↓↓↓

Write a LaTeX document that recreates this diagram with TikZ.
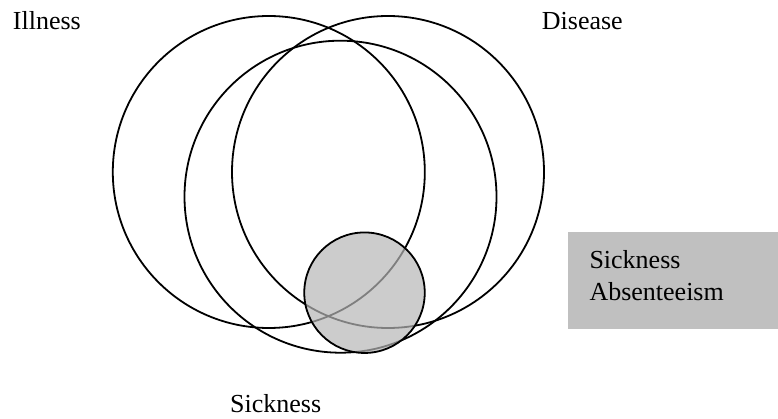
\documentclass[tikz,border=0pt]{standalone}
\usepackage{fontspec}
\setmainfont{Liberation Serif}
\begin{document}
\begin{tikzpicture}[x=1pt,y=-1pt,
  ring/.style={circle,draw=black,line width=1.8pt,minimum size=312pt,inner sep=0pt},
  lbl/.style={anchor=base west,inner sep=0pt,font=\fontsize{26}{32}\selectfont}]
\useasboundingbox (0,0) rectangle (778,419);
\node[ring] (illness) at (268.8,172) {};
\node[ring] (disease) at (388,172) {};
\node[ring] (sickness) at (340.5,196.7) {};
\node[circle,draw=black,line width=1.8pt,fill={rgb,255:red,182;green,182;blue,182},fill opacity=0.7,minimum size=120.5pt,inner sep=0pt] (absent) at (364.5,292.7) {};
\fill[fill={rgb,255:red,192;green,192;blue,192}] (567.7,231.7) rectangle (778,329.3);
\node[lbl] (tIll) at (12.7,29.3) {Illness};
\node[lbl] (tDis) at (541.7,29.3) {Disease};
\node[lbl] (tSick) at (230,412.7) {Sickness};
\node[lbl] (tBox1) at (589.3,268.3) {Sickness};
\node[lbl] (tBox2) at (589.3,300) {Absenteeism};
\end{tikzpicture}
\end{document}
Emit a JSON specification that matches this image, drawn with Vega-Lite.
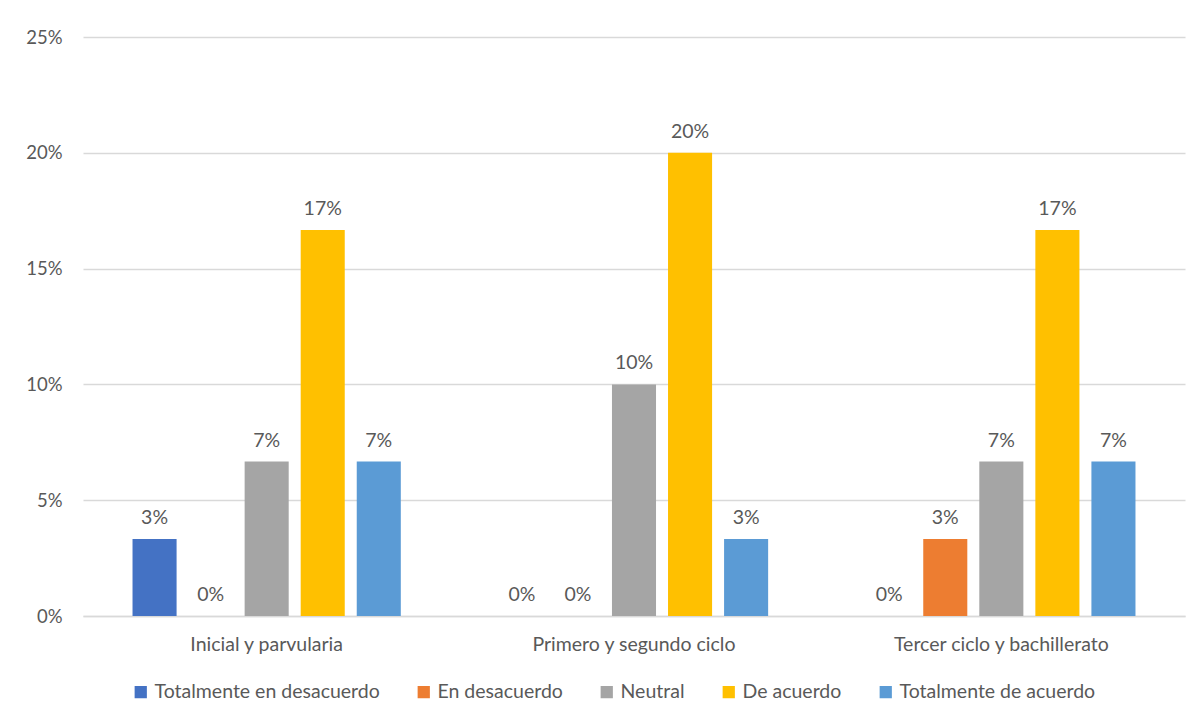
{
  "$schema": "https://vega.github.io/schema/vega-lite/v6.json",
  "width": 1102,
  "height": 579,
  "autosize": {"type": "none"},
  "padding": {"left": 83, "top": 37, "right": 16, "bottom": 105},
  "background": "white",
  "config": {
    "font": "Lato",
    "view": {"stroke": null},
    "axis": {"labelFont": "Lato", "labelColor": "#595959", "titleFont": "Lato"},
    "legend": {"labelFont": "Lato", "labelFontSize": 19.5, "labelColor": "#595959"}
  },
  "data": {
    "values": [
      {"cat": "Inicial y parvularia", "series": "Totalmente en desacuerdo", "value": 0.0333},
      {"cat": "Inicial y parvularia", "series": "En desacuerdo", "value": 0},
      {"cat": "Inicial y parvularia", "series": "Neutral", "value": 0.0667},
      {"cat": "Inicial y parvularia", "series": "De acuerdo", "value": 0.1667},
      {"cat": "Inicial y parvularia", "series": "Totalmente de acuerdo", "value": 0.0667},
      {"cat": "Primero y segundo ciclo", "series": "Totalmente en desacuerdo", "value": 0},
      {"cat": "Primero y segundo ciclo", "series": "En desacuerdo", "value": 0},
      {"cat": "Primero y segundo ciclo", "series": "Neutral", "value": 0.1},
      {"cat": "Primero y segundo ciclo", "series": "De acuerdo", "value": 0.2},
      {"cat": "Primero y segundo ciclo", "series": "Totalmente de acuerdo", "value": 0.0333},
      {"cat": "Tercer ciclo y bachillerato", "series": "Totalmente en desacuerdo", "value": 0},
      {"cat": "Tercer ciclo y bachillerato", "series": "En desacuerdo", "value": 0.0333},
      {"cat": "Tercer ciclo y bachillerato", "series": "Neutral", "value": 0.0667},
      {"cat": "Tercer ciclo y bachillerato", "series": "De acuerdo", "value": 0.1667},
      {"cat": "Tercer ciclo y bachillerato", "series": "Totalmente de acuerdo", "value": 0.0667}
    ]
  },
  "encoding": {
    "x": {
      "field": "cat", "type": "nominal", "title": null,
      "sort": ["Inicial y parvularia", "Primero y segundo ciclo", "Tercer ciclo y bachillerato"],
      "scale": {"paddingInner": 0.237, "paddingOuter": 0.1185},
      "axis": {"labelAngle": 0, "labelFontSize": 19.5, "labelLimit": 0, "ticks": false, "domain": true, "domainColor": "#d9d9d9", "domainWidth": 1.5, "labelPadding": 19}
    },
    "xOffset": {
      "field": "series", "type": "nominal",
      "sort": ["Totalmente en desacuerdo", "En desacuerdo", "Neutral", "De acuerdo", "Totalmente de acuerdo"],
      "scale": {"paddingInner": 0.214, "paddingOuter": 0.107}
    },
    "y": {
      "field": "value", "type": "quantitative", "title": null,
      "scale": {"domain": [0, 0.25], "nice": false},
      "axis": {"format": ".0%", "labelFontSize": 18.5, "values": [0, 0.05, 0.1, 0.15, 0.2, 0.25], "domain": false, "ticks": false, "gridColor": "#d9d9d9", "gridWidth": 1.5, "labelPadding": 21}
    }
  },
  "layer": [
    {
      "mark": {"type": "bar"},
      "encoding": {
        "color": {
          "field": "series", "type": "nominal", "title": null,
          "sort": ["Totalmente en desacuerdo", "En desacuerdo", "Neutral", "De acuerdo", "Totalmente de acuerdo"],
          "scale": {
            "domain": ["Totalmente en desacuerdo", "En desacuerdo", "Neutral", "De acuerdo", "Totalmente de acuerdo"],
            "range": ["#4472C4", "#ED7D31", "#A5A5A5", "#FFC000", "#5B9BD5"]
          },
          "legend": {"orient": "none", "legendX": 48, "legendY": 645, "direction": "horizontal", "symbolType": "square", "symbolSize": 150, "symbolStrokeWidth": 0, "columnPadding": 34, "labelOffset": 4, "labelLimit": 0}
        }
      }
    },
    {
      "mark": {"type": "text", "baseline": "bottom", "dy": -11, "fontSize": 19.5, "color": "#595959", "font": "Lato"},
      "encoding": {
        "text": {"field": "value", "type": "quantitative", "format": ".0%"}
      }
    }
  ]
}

↑↑↑

▶ **Exercise**: Every record above should come back exactly, but without its pictures.

▶ **Full output**:
Write a LaTeX document that recreates this diagram with TikZ.
\documentclass[tikz,border=0pt]{standalone}
\usepackage{fontspec}
\setmainfont{Liberation Serif}
\begin{document}
\begin{tikzpicture}[x=1pt,y=-1pt,
  ring/.style={circle,draw=black,line width=1.8pt,minimum size=312pt,inner sep=0pt},
  lbl/.style={anchor=base west,inner sep=0pt,font=\fontsize{26}{32}\selectfont}]
\useasboundingbox (0,0) rectangle (778,419);
\node[ring] (illness) at (268.8,172) {};
\node[ring] (disease) at (388,172) {};
\node[ring] (sickness) at (340.5,196.7) {};
\node[circle,draw=black,line width=1.8pt,fill={rgb,255:red,182;green,182;blue,182},fill opacity=0.7,minimum size=120.5pt,inner sep=0pt] (absent) at (364.5,292.7) {};
\fill[fill={rgb,255:red,192;green,192;blue,192}] (567.7,231.7) rectangle (778,329.3);
\node[lbl] (tIll) at (12.7,29.3) {Illness};
\node[lbl] (tDis) at (541.7,29.3) {Disease};
\node[lbl] (tSick) at (230,412.7) {Sickness};
\node[lbl] (tBox1) at (589.3,268.3) {Sickness};
\node[lbl] (tBox2) at (589.3,300) {Absenteeism};
\end{tikzpicture}
\end{document}
Emit a JSON specification that matches this image, drawn with Vega-Lite.
{
  "$schema": "https://vega.github.io/schema/vega-lite/v6.json",
  "width": 1102,
  "height": 579,
  "autosize": {"type": "none"},
  "padding": {"left": 83, "top": 37, "right": 16, "bottom": 105},
  "background": "white",
  "config": {
    "font": "Lato",
    "view": {"stroke": null},
    "axis": {"labelFont": "Lato", "labelColor": "#595959", "titleFont": "Lato"},
    "legend": {"labelFont": "Lato", "labelFontSize": 19.5, "labelColor": "#595959"}
  },
  "data": {
    "values": [
      {"cat": "Inicial y parvularia", "series": "Totalmente en desacuerdo", "value": 0.0333},
      {"cat": "Inicial y parvularia", "series": "En desacuerdo", "value": 0},
      {"cat": "Inicial y parvularia", "series": "Neutral", "value": 0.0667},
      {"cat": "Inicial y parvularia", "series": "De acuerdo", "value": 0.1667},
      {"cat": "Inicial y parvularia", "series": "Totalmente de acuerdo", "value": 0.0667},
      {"cat": "Primero y segundo ciclo", "series": "Totalmente en desacuerdo", "value": 0},
      {"cat": "Primero y segundo ciclo", "series": "En desacuerdo", "value": 0},
      {"cat": "Primero y segundo ciclo", "series": "Neutral", "value": 0.1},
      {"cat": "Primero y segundo ciclo", "series": "De acuerdo", "value": 0.2},
      {"cat": "Primero y segundo ciclo", "series": "Totalmente de acuerdo", "value": 0.0333},
      {"cat": "Tercer ciclo y bachillerato", "series": "Totalmente en desacuerdo", "value": 0},
      {"cat": "Tercer ciclo y bachillerato", "series": "En desacuerdo", "value": 0.0333},
      {"cat": "Tercer ciclo y bachillerato", "series": "Neutral", "value": 0.0667},
      {"cat": "Tercer ciclo y bachillerato", "series": "De acuerdo", "value": 0.1667},
      {"cat": "Tercer ciclo y bachillerato", "series": "Totalmente de acuerdo", "value": 0.0667}
    ]
  },
  "encoding": {
    "x": {
      "field": "cat", "type": "nominal", "title": null,
      "sort": ["Inicial y parvularia", "Primero y segundo ciclo", "Tercer ciclo y bachillerato"],
      "scale": {"paddingInner": 0.237, "paddingOuter": 0.1185},
      "axis": {"labelAngle": 0, "labelFontSize": 19.5, "labelLimit": 0, "ticks": false, "domain": true, "domainColor": "#d9d9d9", "domainWidth": 1.5, "labelPadding": 19}
    },
    "xOffset": {
      "field": "series", "type": "nominal",
      "sort": ["Totalmente en desacuerdo", "En desacuerdo", "Neutral", "De acuerdo", "Totalmente de acuerdo"],
      "scale": {"paddingInner": 0.214, "paddingOuter": 0.107}
    },
    "y": {
      "field": "value", "type": "quantitative", "title": null,
      "scale": {"domain": [0, 0.25], "nice": false},
      "axis": {"format": ".0%", "labelFontSize": 18.5, "values": [0, 0.05, 0.1, 0.15, 0.2, 0.25], "domain": false, "ticks": false, "gridColor": "#d9d9d9", "gridWidth": 1.5, "labelPadding": 21}
    }
  },
  "layer": [
    {
      "mark": {"type": "bar"},
      "encoding": {
        "color": {
          "field": "series", "type": "nominal", "title": null,
          "sort": ["Totalmente en desacuerdo", "En desacuerdo", "Neutral", "De acuerdo", "Totalmente de acuerdo"],
          "scale": {
            "domain": ["Totalmente en desacuerdo", "En desacuerdo", "Neutral", "De acuerdo", "Totalmente de acuerdo"],
            "range": ["#4472C4", "#ED7D31", "#A5A5A5", "#FFC000", "#5B9BD5"]
          },
          "legend": {"orient": "none", "legendX": 48, "legendY": 645, "direction": "horizontal", "symbolType": "square", "symbolSize": 150, "symbolStrokeWidth": 0, "columnPadding": 34, "labelOffset": 4, "labelLimit": 0}
        }
      }
    },
    {
      "mark": {"type": "text", "baseline": "bottom", "dy": -11, "fontSize": 19.5, "color": "#595959", "font": "Lato"},
      "encoding": {
        "text": {"field": "value", "type": "quantitative", "format": ".0%"}
      }
    }
  ]
}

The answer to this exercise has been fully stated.